--- START ---
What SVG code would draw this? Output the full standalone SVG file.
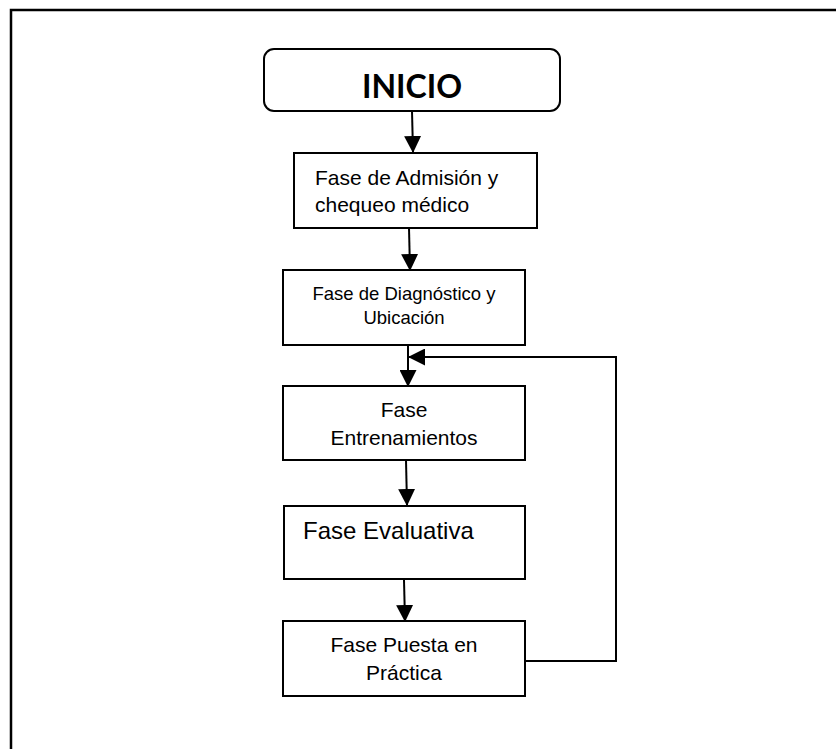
<svg xmlns="http://www.w3.org/2000/svg" width="836" height="749" viewBox="0 0 836 749">
<style>
.box{fill:#fff;stroke:#000;stroke-width:2}
.t{font-family:"Liberation Sans",Arial,sans-serif;fill:#000}
.c{stroke:#000;stroke-width:2;fill:none}
</style>
<defs>
<marker id="ah2" markerWidth="17" markerHeight="17" refX="16" refY="8.5" orient="auto" markerUnits="userSpaceOnUse" viewBox="0 0 17 17">
<path d="M0,0 L17,8.5 L0,17 Z" fill="#000"/>
</marker>
</defs>
<rect width="836" height="749" fill="#fff"/>
<path d="M11,749 V10 H836" fill="none" stroke="#000" stroke-width="2.5"/>
<g id="connectors">
<line class="c" x1="412" y1="111" x2="413" y2="152" marker-end="url(#ah2)"/>
<line class="c" x1="409" y1="228" x2="410" y2="270" marker-end="url(#ah2)"/>
<line class="c" x1="408" y1="345" x2="408" y2="386" marker-end="url(#ah2)"/>
<line class="c" x1="406" y1="460" x2="407" y2="505" marker-end="url(#ah2)"/>
<line class="c" x1="404" y1="580" x2="405" y2="621" marker-end="url(#ah2)"/>
<polyline class="c" points="525,661 616,661 616,357 409,357" marker-end="url(#ah2)"/>
</g>
<g id="inicio">
<rect class="box" x="264" y="49" width="296" height="62" rx="10"/>
<text x="412" y="98" text-anchor="middle" style="font-family:Lato,'Liberation Sans',sans-serif;font-weight:bold;font-size:32px">INICIO</text>
</g>
<g id="admision">
<rect class="box" x="294" y="153" width="243" height="75"/>
<text class="t" x="315" y="185" font-size="21">Fase de Admisión y</text>
<text class="t" x="315" y="212" font-size="21">chequeo médico</text>
</g>
<g id="diagnostico">
<rect class="box" x="283" y="270" width="242" height="75"/>
<text class="t" x="404" y="300" font-size="18.5" text-anchor="middle">Fase de Diagnóstico y</text>
<text class="t" x="404" y="324" font-size="18.5" text-anchor="middle">Ubicación</text>
</g>
<g id="entrenamientos">
<rect class="box" x="283" y="386" width="242" height="74"/>
<text class="t" x="404" y="417" font-size="21" text-anchor="middle">Fase</text>
<text class="t" x="404" y="445" font-size="21" text-anchor="middle">Entrenamientos</text>
</g>
<g id="evaluativa">
<rect class="box" x="284" y="506" width="241" height="73"/>
<text class="t" x="303" y="539" font-size="24">Fase Evaluativa</text>
</g>
<g id="practica">
<rect class="box" x="283" y="621" width="242" height="75"/>
<text class="t" x="404" y="652" font-size="21" text-anchor="middle">Fase Puesta en</text>
<text class="t" x="404" y="680" font-size="21" text-anchor="middle">Práctica</text>
</g>
</svg>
--- END ---
- Request -
Using the data above, write out every line exactly, leaving the images behind.

- Output for this exercise -
What SVG code would draw this? Output the full standalone SVG file.
<svg xmlns="http://www.w3.org/2000/svg" width="836" height="749" viewBox="0 0 836 749">
<style>
.box{fill:#fff;stroke:#000;stroke-width:2}
.t{font-family:"Liberation Sans",Arial,sans-serif;fill:#000}
.c{stroke:#000;stroke-width:2;fill:none}
</style>
<defs>
<marker id="ah2" markerWidth="17" markerHeight="17" refX="16" refY="8.5" orient="auto" markerUnits="userSpaceOnUse" viewBox="0 0 17 17">
<path d="M0,0 L17,8.5 L0,17 Z" fill="#000"/>
</marker>
</defs>
<rect width="836" height="749" fill="#fff"/>
<path d="M11,749 V10 H836" fill="none" stroke="#000" stroke-width="2.5"/>
<g id="connectors">
<line class="c" x1="412" y1="111" x2="413" y2="152" marker-end="url(#ah2)"/>
<line class="c" x1="409" y1="228" x2="410" y2="270" marker-end="url(#ah2)"/>
<line class="c" x1="408" y1="345" x2="408" y2="386" marker-end="url(#ah2)"/>
<line class="c" x1="406" y1="460" x2="407" y2="505" marker-end="url(#ah2)"/>
<line class="c" x1="404" y1="580" x2="405" y2="621" marker-end="url(#ah2)"/>
<polyline class="c" points="525,661 616,661 616,357 409,357" marker-end="url(#ah2)"/>
</g>
<g id="inicio">
<rect class="box" x="264" y="49" width="296" height="62" rx="10"/>
<text x="412" y="98" text-anchor="middle" style="font-family:Lato,'Liberation Sans',sans-serif;font-weight:bold;font-size:32px">INICIO</text>
</g>
<g id="admision">
<rect class="box" x="294" y="153" width="243" height="75"/>
<text class="t" x="315" y="185" font-size="21">Fase de Admisión y</text>
<text class="t" x="315" y="212" font-size="21">chequeo médico</text>
</g>
<g id="diagnostico">
<rect class="box" x="283" y="270" width="242" height="75"/>
<text class="t" x="404" y="300" font-size="18.5" text-anchor="middle">Fase de Diagnóstico y</text>
<text class="t" x="404" y="324" font-size="18.5" text-anchor="middle">Ubicación</text>
</g>
<g id="entrenamientos">
<rect class="box" x="283" y="386" width="242" height="74"/>
<text class="t" x="404" y="417" font-size="21" text-anchor="middle">Fase</text>
<text class="t" x="404" y="445" font-size="21" text-anchor="middle">Entrenamientos</text>
</g>
<g id="evaluativa">
<rect class="box" x="284" y="506" width="241" height="73"/>
<text class="t" x="303" y="539" font-size="24">Fase Evaluativa</text>
</g>
<g id="practica">
<rect class="box" x="283" y="621" width="242" height="75"/>
<text class="t" x="404" y="652" font-size="21" text-anchor="middle">Fase Puesta en</text>
<text class="t" x="404" y="680" font-size="21" text-anchor="middle">Práctica</text>
</g>
</svg>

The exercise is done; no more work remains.